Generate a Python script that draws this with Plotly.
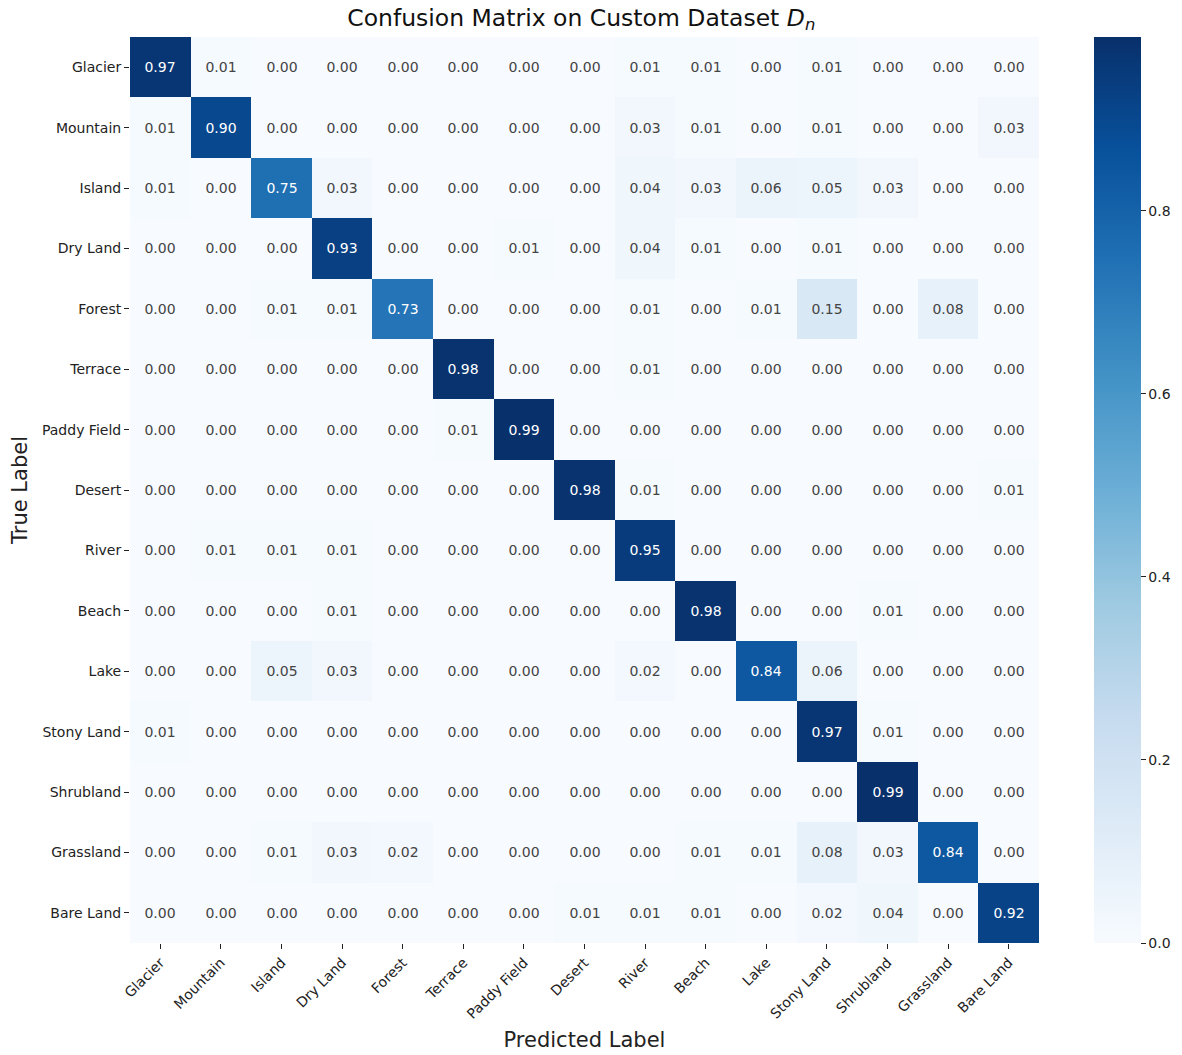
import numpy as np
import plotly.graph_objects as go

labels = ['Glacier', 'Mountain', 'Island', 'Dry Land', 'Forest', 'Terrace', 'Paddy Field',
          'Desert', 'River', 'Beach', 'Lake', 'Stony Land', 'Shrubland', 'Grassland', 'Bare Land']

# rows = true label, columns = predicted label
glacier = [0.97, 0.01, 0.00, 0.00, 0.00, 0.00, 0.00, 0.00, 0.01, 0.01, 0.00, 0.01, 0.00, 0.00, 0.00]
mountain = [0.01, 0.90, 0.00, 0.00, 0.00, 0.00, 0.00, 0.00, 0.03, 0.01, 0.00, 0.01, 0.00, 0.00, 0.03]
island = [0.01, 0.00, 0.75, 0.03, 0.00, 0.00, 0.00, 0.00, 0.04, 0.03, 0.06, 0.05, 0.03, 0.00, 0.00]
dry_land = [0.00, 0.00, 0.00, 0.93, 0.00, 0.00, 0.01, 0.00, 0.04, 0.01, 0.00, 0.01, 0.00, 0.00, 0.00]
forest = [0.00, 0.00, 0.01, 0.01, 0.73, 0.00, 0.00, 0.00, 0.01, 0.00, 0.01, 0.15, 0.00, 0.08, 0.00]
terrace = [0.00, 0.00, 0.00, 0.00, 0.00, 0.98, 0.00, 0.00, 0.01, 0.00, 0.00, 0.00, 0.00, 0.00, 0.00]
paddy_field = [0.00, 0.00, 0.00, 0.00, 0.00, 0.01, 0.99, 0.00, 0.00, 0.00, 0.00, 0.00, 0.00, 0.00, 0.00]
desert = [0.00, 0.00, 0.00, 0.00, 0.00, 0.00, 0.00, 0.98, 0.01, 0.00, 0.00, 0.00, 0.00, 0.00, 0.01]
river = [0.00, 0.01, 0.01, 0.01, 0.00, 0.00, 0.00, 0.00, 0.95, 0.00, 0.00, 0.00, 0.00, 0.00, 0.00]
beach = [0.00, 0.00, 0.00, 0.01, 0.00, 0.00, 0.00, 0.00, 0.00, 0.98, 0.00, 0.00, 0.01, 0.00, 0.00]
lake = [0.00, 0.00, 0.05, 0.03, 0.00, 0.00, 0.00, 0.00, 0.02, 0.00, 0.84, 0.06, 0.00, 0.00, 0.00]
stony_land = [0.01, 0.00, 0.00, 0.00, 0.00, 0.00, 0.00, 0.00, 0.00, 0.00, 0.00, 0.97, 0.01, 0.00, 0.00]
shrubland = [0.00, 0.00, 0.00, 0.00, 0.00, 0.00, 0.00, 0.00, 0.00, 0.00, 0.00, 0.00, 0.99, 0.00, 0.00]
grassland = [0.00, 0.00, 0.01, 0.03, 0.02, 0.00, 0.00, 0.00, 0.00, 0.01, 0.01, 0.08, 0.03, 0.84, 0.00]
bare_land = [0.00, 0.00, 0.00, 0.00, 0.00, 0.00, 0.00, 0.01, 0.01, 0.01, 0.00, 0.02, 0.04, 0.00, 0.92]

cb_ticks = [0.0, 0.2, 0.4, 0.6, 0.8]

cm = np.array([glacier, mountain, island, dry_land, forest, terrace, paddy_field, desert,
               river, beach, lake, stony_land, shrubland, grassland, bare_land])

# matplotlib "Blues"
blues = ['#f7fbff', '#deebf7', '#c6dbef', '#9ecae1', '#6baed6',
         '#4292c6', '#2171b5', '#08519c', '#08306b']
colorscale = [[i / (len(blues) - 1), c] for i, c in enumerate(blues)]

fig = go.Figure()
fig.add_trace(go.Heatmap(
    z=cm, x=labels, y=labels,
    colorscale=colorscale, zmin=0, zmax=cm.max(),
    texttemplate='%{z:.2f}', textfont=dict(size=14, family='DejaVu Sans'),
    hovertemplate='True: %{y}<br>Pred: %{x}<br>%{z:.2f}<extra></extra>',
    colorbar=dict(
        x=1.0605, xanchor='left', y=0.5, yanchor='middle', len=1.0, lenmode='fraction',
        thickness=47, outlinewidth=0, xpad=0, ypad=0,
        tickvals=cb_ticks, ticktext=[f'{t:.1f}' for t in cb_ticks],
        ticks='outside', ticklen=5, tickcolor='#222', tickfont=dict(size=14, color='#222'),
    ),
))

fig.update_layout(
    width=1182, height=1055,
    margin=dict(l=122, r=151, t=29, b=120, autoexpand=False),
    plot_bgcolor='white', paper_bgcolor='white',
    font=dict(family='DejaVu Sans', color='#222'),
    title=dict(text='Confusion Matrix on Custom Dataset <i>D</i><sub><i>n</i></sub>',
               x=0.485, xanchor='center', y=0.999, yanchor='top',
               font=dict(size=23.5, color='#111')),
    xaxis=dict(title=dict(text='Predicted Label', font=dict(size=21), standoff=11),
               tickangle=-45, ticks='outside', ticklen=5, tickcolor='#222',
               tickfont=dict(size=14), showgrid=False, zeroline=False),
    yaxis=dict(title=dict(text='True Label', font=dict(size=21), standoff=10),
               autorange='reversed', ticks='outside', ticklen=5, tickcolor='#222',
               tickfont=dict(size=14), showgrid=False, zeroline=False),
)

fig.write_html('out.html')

**Objective:**
Extract, word for word, each line from the top of the data down to and including the line with "Land', 'Shrubland', 'Grassland', 'Bare Land']"; skip the pictures.

**Correct response:**
Generate a Python script that draws this with Plotly.
import numpy as np
import plotly.graph_objects as go

labels = ['Glacier', 'Mountain', 'Island', 'Dry Land', 'Forest', 'Terrace', 'Paddy Field',
          'Desert', 'River', 'Beach', 'Lake', 'Stony Land', 'Shrubland', 'Grassland', 'Bare Land']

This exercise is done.